Thought it wouldnt hurt to read this article and get some marketing ideas. It has a good perspective from a pro....


Direct marketing tips: 7 smart ways to find new customers - Apr. 12, 2007


----------



## Dave G (Aug 7, 2006)

Thanks for the link.


----------



## TenaciousTees (Dec 9, 2005)

you are welcome.


----------



## binki (Jul 16, 2006)

> 4. Outdo the competition. If you are a dry cleaner, and ABC Cleaners down the street is offering 20% off to new customers, give your regular customers 25% off as an incentive to stay loyal.


ALL ENGINES STOP! 

What does that have to do with getting new customers? Also, letting your competition or your customers set the price commoditizes your product and once that happens you might as well pack up and go home unless you do so much volume that you can still make a lot of money.


----------



## prometheus (Oct 19, 2006)

binki said:


> ALL ENGINES STOP!
> 
> What does that have to do with getting new customers? Also, letting your competition or your customers set the price commoditizes your product and once that happens you might as well pack up and go home unless you do so much volume that you can still make a lot of money.
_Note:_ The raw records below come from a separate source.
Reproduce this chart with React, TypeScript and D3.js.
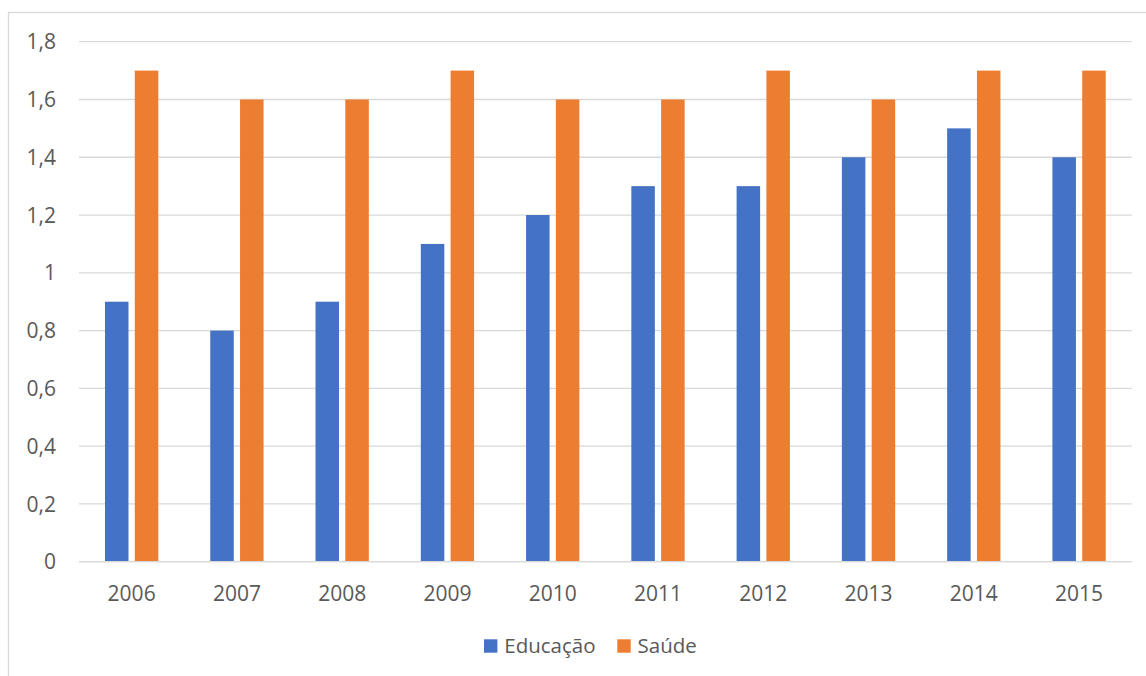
import React from "react";
import * as d3 from "d3";

const years = ["2006", "2007", "2008", "2009", "2010", "2011", "2012", "2013", "2014", "2015"];
const educacao = [0.9, 0.8, 0.9, 1.1, 1.2, 1.3, 1.3, 1.4, 1.5, 1.4];
const saude = [1.7, 1.6, 1.6, 1.7, 1.6, 1.6, 1.7, 1.6, 1.7, 1.7];
const seriesNames = ["Educação", "Saúde"];
const seriesColors = ["#4472C4", "#ED7D31"];
const yTicks = [0, 0.2, 0.4, 0.6, 0.8, 1, 1.2, 1.4, 1.6, 1.8];

const W = 1146;
const H = 676;
const plot = { left: 79, right: 1131.7, top: 41.7, bottom: 561.7 };
const FONT = "'Open Sans', 'Liberation Sans', sans-serif";
const TEXT = "#595959";
const GRID = "#D9D9D9";

const fmt = (v: number) => (Math.round(v * 10) / 10).toString().replace(".", ",");

export default function App() {
  const x0 = d3.scaleBand<string>().domain(years).range([plot.left, plot.right]).padding(0);
  const groupW = 53.3;
  const x1 = d3
    .scaleBand<string>()
    .domain(seriesNames)
    .range([0, groupW])
    .paddingInner(0.211)
    .paddingOuter(0);
  const y = d3.scaleLinear().domain([0, 1.8]).range([plot.bottom, plot.top]);
  const groupOffset = (x0.bandwidth() - groupW) / 2;

  const data = [educacao, saude];

  const legendItems = [
    { name: seriesNames[0], color: seriesColors[0], x: 484 },
    { name: seriesNames[1], color: seriesColors[1], x: 617.3 },
  ];

  return (
    <svg
      width={W}
      height={H}
      style={{ position: "absolute", left: 0, top: 0, background: "#fff" }}
      fontFamily={FONT}
    >
      <rect x={0} y={0} width={W} height={H} fill="#fff" />
      {/* chart frame */}
      <rect x={8.5} y={12.5} width={W + 20} height={H + 20} fill="none" stroke="#D9D9D9" strokeWidth={1.3} />

      {/* gridlines and y labels */}
      {yTicks.map((t) => (
        <g key={t}>
          <line
            x1={plot.left}
            x2={plot.right}
            y1={y(t)}
            y2={y(t)}
            stroke={GRID}
            strokeWidth={1.3}
          />
          <text x={56} y={y(t) + 7.6} textAnchor="end" fontSize={21} fill={TEXT}>
            {fmt(t)}
          </text>
        </g>
      ))}

      {/* bars */}
      {years.map((yr, i) => (
        <g key={yr} transform={`translate(${(x0(yr) ?? 0) + groupOffset},0)`}>
          {seriesNames.map((s, si) => {
            const v = data[si][i];
            return (
              <rect
                key={s}
                x={x1(s)}
                y={y(v)}
                width={x1.bandwidth()}
                height={y(0) - y(v)}
                fill={seriesColors[si]}
              />
            );
          })}
        </g>
      ))}

      {/* x axis line */}
      <line x1={plot.left} x2={plot.right} y1={y(0)} y2={y(0)} stroke={GRID} strokeWidth={1.3} />

      {/* x labels */}
      {years.map((yr) => (
        <text
          key={yr}
          x={(x0(yr) ?? 0) + x0.bandwidth() / 2}
          y={601}
          textAnchor="middle"
          fontSize={21}
          fill={TEXT}
        >
          {yr}
        </text>
      ))}

      {/* legend */}
      {legendItems.map((it) => (
        <g key={it.name}>
          <rect x={it.x} y={639.3} width={13.4} height={13.4} fill={it.color} />
          <text x={it.x + 20.3} y={652.7} fontSize={20.5} fill={TEXT}>
            {it.name}
          </text>
        </g>
      ))}
    </svg>
  );
}
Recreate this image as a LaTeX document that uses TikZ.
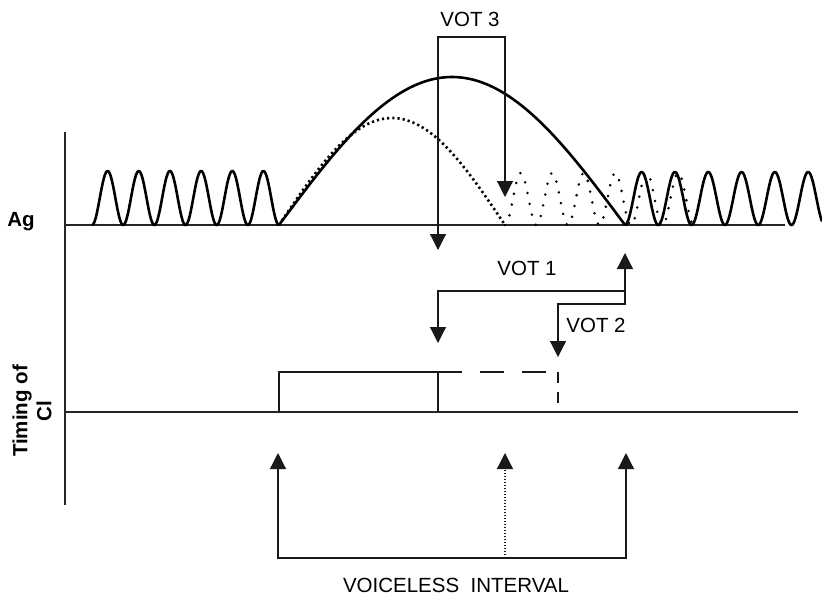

Good question. The only thing I could make of it is this: It will keep your customers from going to another place, and therefore keep that business. If you reward your customers, they will spread the word about what you are doing and then bring in new customers, who will not get the discount, unless they stay loyal.


----------



## Rodney (Nov 3, 2004)

An interesting direction for this thread might be for *members to post their own 7 smart ways of finding new customers*. Who's up for it?


----------



## binki (Jul 16, 2006)

Here are mine

1) Wear your product to a public event.

2) Join a club and make a few samples and wear/bring them to club events

3) Join the Chamber of Commerce and host a Chamber Mixer showing off your shop and products

4) Provide a free product to an organization in exchange for advertising in their newsletter

5) Let your vendors know they can refer customers to you

6) Give your customer a commission for referrals that create new customers

7) Have a product party (open house) for your customers and have them bring a non-customer guest to the party. 

Anyone else?


----------



## Dave G (Aug 7, 2006)

1. Have cool "business" cards showcasing some of your latest designs. Give to people when discussing your company.

2. Wear your shirts.

3. Put a blurb at the bottom of e-mails.

4. Have a contest.

5. Find the "cool" people in your area and give them some of your products.

6. Sponsor an event or donate some products to a charity auction.

7. Wrap your car with graphics and your brand.


----------